VICTOR HUGO'S romances occupy an important position in the history of literature; many innovations, timidly made elsewhere, have in them been carried boldly out to their last consequences; much that was indefinite in literary tendencies has attained to definite maturity; many things have come to a point and been distinguished one from the other; and it is only in the last romance of all, QUATRE VINGT TREIZE, that this culmination is most perfect. This is in the nature of things. Men who are in any way typical of a stage of progress may be compared more justly to the hand upon the dial of the clock, which continues to advance as it indicates, than to the stationary milestone, which is only the measure of what is past. The movement is not arrested. That significant something by which the work of such a man differs from that of his predecessors, goes on disengaging itself and becoming more and more articulate and cognisable. The same principle of growth that carried his first book beyond the books of previous writers, carries his last book beyond his first. And just as the most imbecile production of any literary age gives us sometimes the very clue to comprehension we have sought long and vainly in contemporary masterpieces, so it may be the very weakest of an author's books that, coming in the sequel of many others, enables us at last to get hold of what underlies the whole of them - of that spinal marrow of significance that unites the work of his life into something organic and rational. This is what has been done by QUATRE VINGT TREIZE for the earlier romances of Victor Hugo, and, through them, for a whole division of modern literature. We have here the legitimate continuation of a long and living literary tradition; and hence, so far, its explanation. When many lines diverge from each other in direction so slightly as to confuse the eye, we know that we have only to produce them to make the chaos plain: this is continually so in literary history; and we shall best understand the importance of Victor Hugo's romances if we think of them as some such prolongation of one of the main lines of literary tendency.
When we compare the novels of Walter Scott with those of the man of genius who preceded him, and whom he delighted to honour as a master in the art - I mean Henry Fielding - we shall be somewhat puzzled, at the first moment, to state the difference that there is between these two. Fielding has as much human science; has a far firmer hold upon the tiller of his story; has a keen sense of character, which he draws (and Scott often does so too) in a rather abstract and academical manner; and finally, is quite as humorous and quite as good- humoured as the great Scotchman. With all these points of resemblance between the men, it is astonishing that their work should be so different. The fact is, that the English novel was looking one way and seeking one set of effects in the hands of Fielding; and in the hands of Scott it was looking eagerly in all ways and searching for all the effects that by any possibility it could utilise.
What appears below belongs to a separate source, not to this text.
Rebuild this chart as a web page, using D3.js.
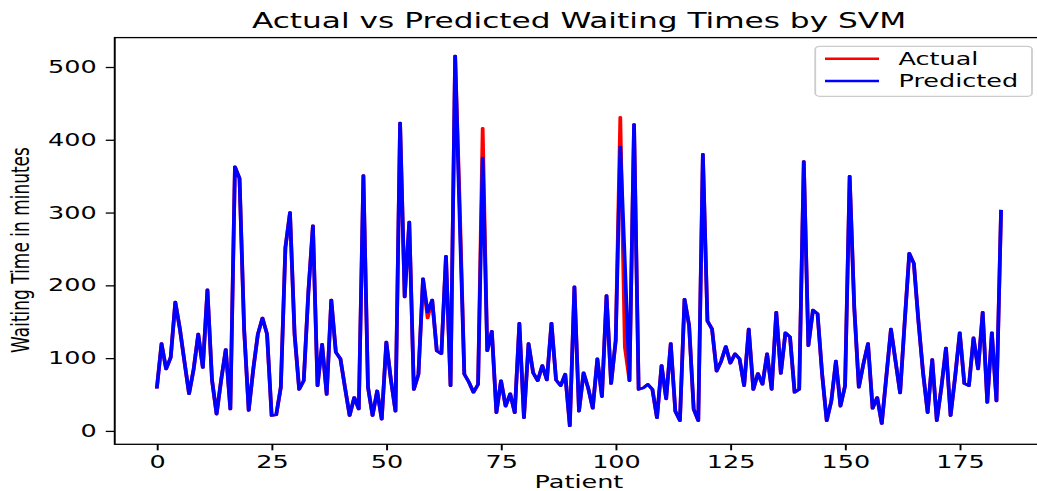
<!DOCTYPE html>
<html>
<head>
<meta charset="utf-8">
<script src="https://cdn.jsdelivr.net/npm/d3@7"></script>
<style>
	html, body { margin: 0; padding: 0; background: #fff; overflow: hidden; }
	svg { display: block; }
	text { font-family: "DejaVu Sans", sans-serif; fill: #000; }
</style>
</head>
<body>
<div id="chart"></div>
<script>

// waiting times in minutes, one value per patient
var actualTimes = [
	60, 120, 85, 101, 177, 140, 95, 51, 85, 133,
	87, 194, 70, 23, 70, 112, 30, 363, 347, 140,
	28, 85, 133, 155, 133, 21, 22, 60, 252, 300,
	133, 57, 69, 190, 282, 62, 119, 50, 180, 108,
	99, 59, 21, 46, 30, 351, 60, 21, 55, 16,
	122, 70, 27, 423, 184, 287, 57, 78, 209, 155,
	180, 110, 106, 240, 62, 515, 310, 78, 67, 53,
	64, 416, 110, 137, 25, 69, 34, 51, 25, 148,
	18, 120, 80, 69, 90, 70, 148, 70, 62, 78,
	7, 198, 27, 80, 59, 31, 99, 47, 186, 65,
	124, 431, 115, 69, 421, 57, 59, 64, 57, 18,
	90, 44, 120, 27, 14, 181, 145, 30, 14, 380,
	151, 140, 82, 96, 116, 93, 106, 99, 62, 140,
	57, 79, 64, 106, 57, 163, 79, 135, 129, 53,
	57, 370, 117, 166, 161, 78, 14, 41, 96, 34,
	62, 350, 170, 60, 92, 120, 31, 46, 10, 75,
	140, 96, 52, 150, 244, 230, 150, 80, 25, 98,
	14, 60, 114, 21, 75, 135, 65, 62, 128, 85,
	163, 39, 135, 41, 302
];

var predictedTimes = [
	60, 120, 85, 101, 177, 140, 95, 51, 85, 133,
	87, 194, 70, 23, 70, 112, 30, 363, 347, 140,
	28, 85, 133, 155, 133, 21, 22, 60, 252, 300,
	133, 57, 69, 190, 282, 62, 119, 50, 180, 108,
	99, 59, 21, 46, 30, 351, 60, 21, 55, 16,
	122, 70, 27, 423, 184, 287, 57, 78, 209, 163,
	180, 110, 106, 240, 62, 515, 290, 78, 67, 53,
	64, 375, 110, 137, 25, 69, 34, 51, 25, 148,
	18, 120, 80, 69, 90, 70, 148, 70, 62, 78,
	7, 198, 27, 80, 59, 31, 99, 47, 186, 65,
	124, 390, 230, 69, 421, 57, 59, 64, 57, 18,
	90, 44, 120, 27, 14, 181, 145, 30, 14, 380,
	151, 140, 82, 96, 116, 93, 106, 99, 62, 140,
	57, 79, 64, 106, 57, 163, 79, 135, 129, 53,
	57, 370, 117, 166, 161, 78, 14, 41, 96, 34,
	62, 350, 170, 60, 92, 120, 31, 46, 10, 75,
	140, 96, 52, 150, 244, 230, 150, 80, 25, 98,
	14, 60, 114, 21, 75, 135, 65, 62, 128, 85,
	163, 39, 135, 41, 302
];

var xTicks = [0, 25, 50, 75, 100, 125, 150, 175];
var yTicks = [0, 100, 200, 300, 400, 500];
var seriesNames = ["Actual", "Predicted"];
var seriesColors = ["#ff0000", "#0000ff"];

document.addEventListener("DOMContentLoaded", function(event) {

	var width = 1037;
	var height = 491;
	// the picture was drawn narrow and then stretched sideways, so draw in a
	// narrow box and let the viewBox stretch everything (text included)
	var stretch = 1.5;
	var innerW = width / stretch;

	var plot = { left: 76.5, right: 695.5, top: 37.6, bottom: 444.3 };
	var fontSize = 17;

	var n = actualTimes.length;
	var allValues = actualTimes.concat(predictedTimes);
	var yMin = d3.min(allValues), yMax = d3.max(allValues);
	// matplotlib-like 5% margins
	var xPad = (n - 1) * 0.05;
	var yPad = (yMax - yMin) * 0.05;

	var x = d3.scaleLinear()
		.domain([-xPad, n - 1 + xPad])
		.range([plot.left, plot.right]);

	var y = d3.scaleLinear()
		.domain([yMin - yPad, yMax + yPad])
		.range([plot.bottom, plot.top]);

	const svg = d3.select("#chart").append("svg")
		.attr("width", width)
		.attr("height", height)
		.attr("viewBox", [0, 0, innerW, height])
		.attr("preserveAspectRatio", "none");

	svg.append("rect")
		.attr("width", innerW)
		.attr("height", height)
		.attr("fill", "#fff");

	// lines
	var line = d3.line()
		.x((d, i) => x(i))
		.y(d => y(d));

	var series = [actualTimes, predictedTimes];
	svg.append("g")
		.attr("class", "lines")
		.selectAll("path")
		.data(series)
		.enter().append("path")
		.attr("d", d => line(d))
		.attr("fill", "none")
		.attr("stroke", (d, i) => seriesColors[i])
		.attr("stroke-width", 2.5)
		.attr("stroke-linejoin", "round")
		.attr("stroke-linecap", "square");

	// axes
	var xAxis = d3.axisBottom(x)
		.tickValues(xTicks)
		.tickSize(6)
		.tickPadding(6);

	var yAxis = d3.axisLeft(y)
		.tickValues(yTicks)
		.tickSize(6)
		.tickPadding(6);

	var gx = svg.append("g")
		.attr("transform", "translate(0," + plot.bottom + ")")
		.call(xAxis);

	var gy = svg.append("g")
		.attr("transform", "translate(" + plot.left + ",0)")
		.call(yAxis);

	[gx, gy].forEach(function(g) {
		g.select(".domain").remove();
		g.selectAll(".tick line")
			.attr("stroke", "#000")
			.attr("stroke-width", 1.3);
		g.selectAll(".tick text")
			.attr("font-size", fontSize)
			.attr("font-family", "DejaVu Sans")
			.attr("fill", "#000");
	});
	gx.selectAll(".tick text").attr("dy", "0.71em");

	// frame (right side falls outside the cropped picture)
	svg.append("rect")
		.attr("x", plot.left)
		.attr("y", plot.top)
		.attr("width", plot.right - plot.left)
		.attr("height", plot.bottom - plot.top)
		.attr("fill", "none")
		.attr("stroke", "#000")
		.attr("stroke-width", 1.3);

	// title and labels
	svg.append("text")
		.attr("x", (plot.left + plot.right) / 2)
		.attr("y", 28)
		.attr("text-anchor", "middle")
		.attr("font-size", 20.8)
		.text("Actual vs Predicted Waiting Times by SVM");

	svg.append("text")
		.attr("x", (plot.left + plot.right) / 2)
		.attr("y", 488.5)
		.attr("text-anchor", "middle")
		.attr("font-size", fontSize)
		.text("Patient");

	svg.append("text")
		.attr("transform", "translate(19,250) rotate(-90)")
		.attr("text-anchor", "middle")
		.attr("font-size", fontSize)
		.text("Waiting Time in minutes");

	// legend, upper right
	var legend = svg.append("g").attr("class", "legend");
	legend.append("rect")
		.attr("x", 543.5)
		.attr("y", 46.3)
		.attr("width", 144.5)
		.attr("height", 50)
		.attr("rx", 3)
		.attr("fill", "#fff")
		.attr("fill-opacity", 0.8)
		.attr("stroke", "#cccccc")
		.attr("stroke-width", 1.2);

	var rows = legend.selectAll("g.row")
		.data(seriesNames)
		.enter().append("g")
		.attr("class", "row")
		.attr("transform", (d, i) => "translate(0," + (i * 22.3) + ")");

	rows.append("line")
		.attr("x1", 550)
		.attr("x2", 586)
		.attr("y1", 58.8)
		.attr("y2", 58.8)
		.attr("stroke", (d, i) => seriesColors[i])
		.attr("stroke-width", 2.5);

	rows.append("text")
		.attr("x", 599)
		.attr("y", 64.8)
		.attr("font-size", fontSize)
		.text(d => d);

});
</script>
</body>
</html>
The difference between these two men marks a great enfranchisement. With Scott the Romantic movement, the movement of an extended curiosity and an enfranchised imagination, has begun. This is a trite thing to say; but trite things are often very indefinitely comprehended: and this enfranchisement, in as far as it regards the technical change that came over modern prose romance, has never perhaps been explained with any clearness.